Suspicions that Al Qaeda was responsible for the two-pronged attack on Israelis in Kenya late last week were growing, although local authorities said no such proof had been found yet. Sixteen people died in a resort favored by Israeli tourists when a vehicle occupied by suicide bombers smashed into its lobby and exploded Thursday. In the other incident, two missiles launched from the ground narrowly missed a chartered jet carrying tourists and crew members home to Israel. Kenyan officials warned of future attacks on their soil as long as the Israeli-Palestinian crisis remains unresolved.

UN inspectors in Iraq said they are "far from reaching a conclusion" in their search for banned weapons and asked for patience as they collect samples from sites they've visited for later analysis. On Sunday, the UN experts kept the employee in charge of an agricultural complex from accompanying them as they made their rounds. Iraq says the facility is used for pesticide-spraying on local croplands.

Senior leaders of the political party allied with the Irish Republican Army ridiculed newspaper reports that the IRA has all but decided to disband and give up its weapons. The reports in The Times (London) and The Guardian appeared to grow out of a meeting between the prime ministers of Britain and the Republic of Ireland. The papers said such IRA moves would be aimed at restoring Northern Ireland's Protestant/Catholic self-rule government. But Martin McGuinness of Sinn Fein called the reports "unfounded speculation."

One by one, right-wing paramilitary groups in Colombia said they'll join a unilateral cease-fire called to facilitate peace negotiations with leftist rebels. The move is believed to be the first time the paramilitaries have been willing to pursue peace talks without a parallel truce by the rebels. The paramilitaries are blamed for atrocities similar in scope to those committed by the leftists.

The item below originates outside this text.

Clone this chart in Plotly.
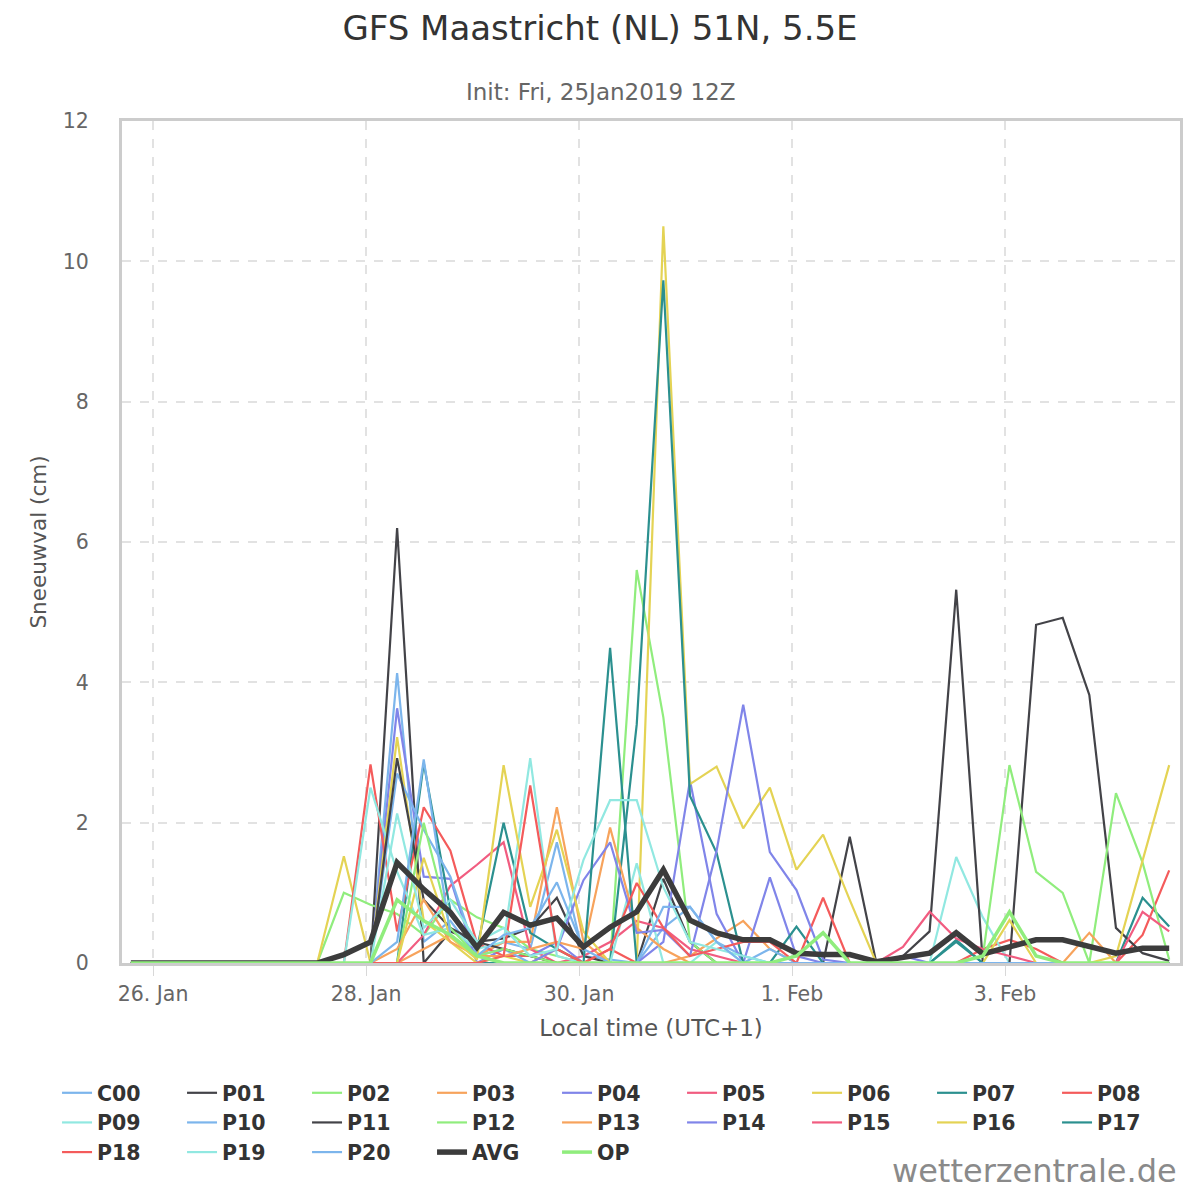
import pandas as pd
import plotly.graph_objects as go

# GFS ensemble snowfall, Maastricht, init 25 Jan 2019 12Z, 6-hourly steps (local time)
times = pd.date_range("2019-01-25 19:00", periods=40, freq="6h")

C00 = [0, 0, 0, 0, 0, 0, 0, 0, 0, 0,
       4.13, 0.3, 0.6, 0.1, 0.3, 0.2, 1.72, 0.1, 0.05, 0,
       0.5, 0.8, 0.3, 0.1, 0, 0, 0, 0, 0, 0,
       0, 0, 0, 0, 0, 0, 0, 0, 0, 0]
P01 = [0, 0, 0, 0, 0, 0, 0, 0, 0, 0,
       6.2, 0, 0.45, 0.3, 0.35, 0.5, 0.93, 0.1, 0, 0,
       1.2, 0.3, 0, 0, 0, 0, 0, 1.8, 0, 0,
       0, 0, 0, 0, 0, 0, 0, 0, 0, 0]
P02 = [0, 0, 0, 0, 0, 0, 0, 0, 1.0, 0.83,
       0.7, 0.4, 0.9, 0.65, 0.5, 0.2, 0.1, 0, 0, 5.6,
       3.5, 0.3, 0, 0, 0, 0, 0, 0, 0, 0,
       0, 0, 0, 0, 0, 0, 0, 0, 0, 0]
P03 = [0, 0, 0, 0, 0, 0, 0, 0, 0, 0,
       0, 0.2, 0.4, 0.1, 0.3, 0.3, 2.22, 0.3, 0, 0,
       0, 0.1, 0.35, 0.6, 0.2, 0, 0, 0, 0, 0,
       0, 0, 0, 0, 0, 0, 0, 0, 0, 0]
P04 = [0, 0, 0, 0, 0, 0, 0, 0, 0, 0,
       3.63, 1.23, 1.2, 0, 0.2, 0.1, 0.3, 0, 0, 0,
       0.3, 2.6, 0.7, 0, 1.22, 0.1, 0, 0, 0, 0.1,
       0, 0, 0, 0, 0, 0, 0, 0, 0, 0]
P05 = [0, 0, 0, 0, 0, 0, 0, 0, 0, 0,
       0, 0.4, 1.1, 1.4, 1.72, 0.2, 0, 0.1, 0.3, 0.6,
       0.5, 0.2, 0.1, 0, 0, 0, 0, 0, 0, 0,
       0, 0, 0, 0, 0, 0, 0, 0, 0, 0]
P06 = [0, 0, 0, 0, 0, 0, 0, 0, 1.52, 0,
       3.22, 0.6, 0.3, 0, 0.1, 0, 0.2, 0, 0, 0,
       10.5, 2.55, 2.8, 1.92, 2.5, 1.33, 1.83, 0.9, 0, 0,
       0, 0, 0, 0, 0, 0, 0, 0, 0, 0]
P07 = [0, 0, 0, 0, 0, 0, 0, 0, 0, 0,
       0, 2.85, 0.75, 0.2, 2.0, 0.43, 0.2, 0, 0, 3.4,
       9.73, 2.38, 1.57, 0, 0, 0.52, 0, 0, 0, 0,
       0, 0.33, 0, 0, 0, 0, 0, 0, 0.93, 0.52]
P08 = [0, 0, 0, 0, 0, 0, 0, 0, 0, 2.83,
       0.45, 2.22, 1.6, 0.28, 0.1, 0.1, 0, 0, 0.2, 0,
       0, 0, 0, 0, 0, 0, 0.93, 0, 0, 0,
       0, 0, 0.2, 0.33, 0.2, 0, 0, 0, 0.4, 1.32]
P09 = [0, 0, 0, 0, 0, 0, 0, 0, 0, 2.5,
       1.3, 0.4, 0.5, 0.2, 0.3, 2.92, 0.1, 0, 0, 1.42,
       0, 0, 0.3, 0, 0, 0, 0, 0, 0, 0,
       0, 1.51, 0.65, 0, 0, 0, 0, 0, 0, 0]
P10 = [0, 0, 0, 0, 0, 0, 0, 0, 0, 0,
       2.7, 1.9, 1.23, 0.1, 0.2, 0, 0, 0, 0, 0,
       0, 0, 0, 0, 0.2, 0, 0, 0, 0, 0,
       0, 0, 0, 0, 0, 0, 0, 0, 0, 0]
P11 = [0, 0, 0, 0, 0, 0, 0, 0, 0, 0,
       2.92, 0.9, 0.5, 0.3, 0.2, 0.1, 0, 0, 0, 0,
       0, 0, 0, 0, 0, 0, 0, 0, 0, 0.1,
       0.45, 5.32, 0, 0, 4.82, 4.92, 3.82, 0.5, 0.14, 0.03]
P12 = [0, 0, 0, 0, 0, 0, 0, 0, 0, 0,
       0, 2.0, 0.5, 0.1, 0.2, 0.1, 0, 0, 0, 0,
       0, 0, 0, 0, 0, 0, 0, 0, 0, 0,
       0, 0, 0.1, 2.82, 1.3, 1.0, 0, 2.42, 1.43, 0.05]
P13 = [0, 0, 0, 0, 0, 0, 0, 0, 0, 0,
       0.2, 0.9, 0.3, 0.1, 0.1, 0.2, 0.3, 0.2, 1.93, 0.5,
       0.2, 0, 0, 0, 0, 0, 0, 0, 0, 0,
       0, 0, 0, 0, 0, 0, 0.43, 0, 0, 0]
P14 = [0, 0, 0, 0, 0, 0, 0, 0, 0, 0,
       0, 0, 0, 0, 0, 0, 0.2, 1.18, 1.72, 0.43,
       0.47, 0.1, 1.6, 3.68, 1.58, 1.04, 0.05, 0, 0, 0,
       0, 0, 0, 0, 0, 0, 0, 0, 0, 0]
P15 = [0, 0, 0, 0, 0, 0, 0, 0, 0, 0,
       0, 0, 0, 0, 0, 0, 0, 0, 0, 0,
       0, 0, 0, 0, 0, 0, 0, 0, 0, 0.23,
       0.73, 0.35, 0.2, 0.1, 0, 0, 0, 0, 0.73, 0.45]
P16 = [0, 0, 0, 0, 0, 0, 0, 0, 0, 0,
       0, 1.5, 0.37, 0.05, 2.82, 0.8, 1.9, 0.45, 0, 0,
       0, 0, 0, 0, 0, 0, 0, 0, 0, 0,
       0, 0, 0, 0.61, 0, 0, 0, 0.1, 1.47, 2.82]
P17 = [0, 0, 0, 0, 0, 0, 0, 0, 0, 0,
       0, 0, 0, 0, 0, 0, 0, 0, 4.49, 0,
       0, 0, 0, 0, 0, 0, 0, 0, 0, 0,
       0, 0.3, 0, 0, 0, 0, 0, 0, 0, 0]
P18 = [0, 0, 0, 0, 0, 0, 0, 0, 0, 0,
       0, 0, 0, 0, 0.1, 2.53, 0.2, 0, 0.2, 1.14,
       0.5, 0.1, 0.2, 0.3, 0.3, 0, 0, 0, 0, 0,
       0, 0, 0, 0, 0, 0, 0, 0, 0, 0]
P19 = [0, 0, 0, 0, 0, 0, 0, 0, 0, 0,
       2.13, 0.5, 0.9, 0.3, 0.5, 0.1, 0.2, 1.47, 2.32, 2.32,
       1.08, 0.3, 0.2, 0.1, 0, 0, 0, 0, 0, 0,
       0, 0, 0, 0, 0, 0, 0, 0, 0, 0]
P20 = [0, 0, 0, 0, 0, 0, 0, 0, 0, 0,
       0.3, 2.9, 0.4, 0.1, 0.4, 0.5, 1.15, 0.2, 0, 0,
       0.8, 0.8, 0.3, 0, 0, 0, 0, 0, 0, 0,
       0, 0, 0, 0, 0, 0, 0, 0, 0, 0]
AVG = [0, 0, 0, 0, 0, 0, 0, 0, 0.12, 0.3,
       1.43, 1.05, 0.72, 0.22, 0.72, 0.54, 0.64, 0.23, 0.51, 0.73,
       1.33, 0.61, 0.43, 0.33, 0.33, 0.14, 0.12, 0.12, 0.02, 0.08,
       0.14, 0.43, 0.13, 0.23, 0.33, 0.33, 0.23, 0.14, 0.21, 0.21]
OP = [0, 0, 0, 0, 0, 0, 0, 0, 0, 0,
      0.9, 0.6, 0.4, 0.1, 0, 0, 0, 0, 0, 0,
      0, 0, 0, 0, 0, 0.1, 0.43, 0, 0, 0,
      0, 0, 0.1, 0.73, 0.1, 0, 0, 0, 0, 0]

members = {
    "C00": C00, "P01": P01, "P02": P02, "P03": P03, "P04": P04, "P05": P05,
    "P06": P06, "P07": P07, "P08": P08, "P09": P09, "P10": P10, "P11": P11,
    "P12": P12, "P13": P13, "P14": P14, "P15": P15, "P16": P16, "P17": P17,
    "P18": P18, "P19": P19, "P20": P20,
}

tick_vals = ["2019-01-26", "2019-01-28", "2019-01-30", "2019-02-01", "2019-02-03"]
tick_text = ["26. Jan", "28. Jan", "30. Jan", "1. Feb", "3. Feb"]

palette = ["#7cb5ec", "#434348", "#90ed7d", "#f7a35c", "#8085e9",
           "#f15c80", "#e4d354", "#2b908f", "#f45b5b", "#91e8e1"]

FONT = "DejaVu Sans"

fig = go.Figure()

for k, (name, vals) in enumerate(members.items()):
    fig.add_trace(go.Scatter(
        x=times, y=vals, mode="lines", name=name,
        line=dict(color=palette[k % 10], width=2.2),
    ))

fig.add_trace(go.Scatter(
    x=times, y=AVG, mode="lines", name="AVG",
    line=dict(color="#3c3c3c", width=5.5),
))
fig.add_trace(go.Scatter(
    x=times, y=OP, mode="lines", name="OP",
    line=dict(color="#90ed7d", width=3.5),
))

# page body adds an 8px offset, so the figure is a bit smaller than the window
fig.update_layout(
    width=1184, height=1184,
    margin=dict(l=114, r=12, t=113, b=229, autoexpand=False),
    paper_bgcolor="white", plot_bgcolor="white",
    font=dict(family=FONT, color="#666666"),
    title=dict(
        text="GFS Maastricht (NL) 51N, 5.5E",
        x=0.5, xanchor="center", y=0.983, yanchor="middle",
        font=dict(family=FONT, size=34, color="#333333"),
    ),
    showlegend=True,
    legend=dict(
        orientation="h", x=-0.0614, xanchor="left", y=-0.1306, yanchor="top",
        entrywidth=80, entrywidthmode="pixels",
        font=dict(family=FONT, size=20.5, color="#333333", weight="bold"),
        tracegroupgap=0, itemclick=False,
    ),
    xaxis=dict(
        type="date",
        range=["2019-01-25 17:00", "2019-02-04 15:26"],
        tickvals=tick_vals, ticktext=tick_text,
        tickfont=dict(size=20.5, color="#666666"),
        ticks="outside", ticklen=10, tickcolor="#d8d8d8", tickwidth=1,
        showgrid=True, gridcolor="#e2e2e2", griddash="dash", gridwidth=1.5,
        showline=True, mirror=True, linecolor="#cccccc", linewidth=3,
        zeroline=False,
        title=dict(text="Local time (UTC+1)", font=dict(size=23, color="#555555"), standoff=16),
    ),
    yaxis=dict(
        range=[0, 12], dtick=2,
        tickfont=dict(size=20.5, color="#666666"),
        ticklabelstandoff=26,
        showgrid=True, gridcolor="#e2e2e2", griddash="dash", gridwidth=1.5,
        showline=True, mirror=True, linecolor="#cccccc", linewidth=3,
        zeroline=False,
        title=dict(text="Sneeuwval (cm)", font=dict(size=21.5, color="#555555"), standoff=11),
    ),
    annotations=[
        dict(text="Init: Fri, 25Jan2019 12Z", xref="paper", yref="paper",
             x=0.4518, y=1.0344, xanchor="center", yanchor="middle", showarrow=False,
             font=dict(family=FONT, size=23, color="#666666")),
        dict(text="wetterzentrale.de", xref="paper", yref="paper",
             x=0.998, y=-0.247, xanchor="right", yanchor="middle", showarrow=False,
             borderpad=0,
             font=dict(family=FONT, size=32, color="#8a8a8a")),
    ],
)

fig.write_html("out.html")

Forty-seven people died and 12 others were hurt when fire erupted in an overcrowded Caracas, Venezuela, nightclub. Authorities said there were too few exits for the estimated 400 patrons. The incident took place amid growing political tensions in the city, which is at the center of a nationwide general strike called for today by opponents of President Hugo Chávez. Chávez predicted it would last only hours at most.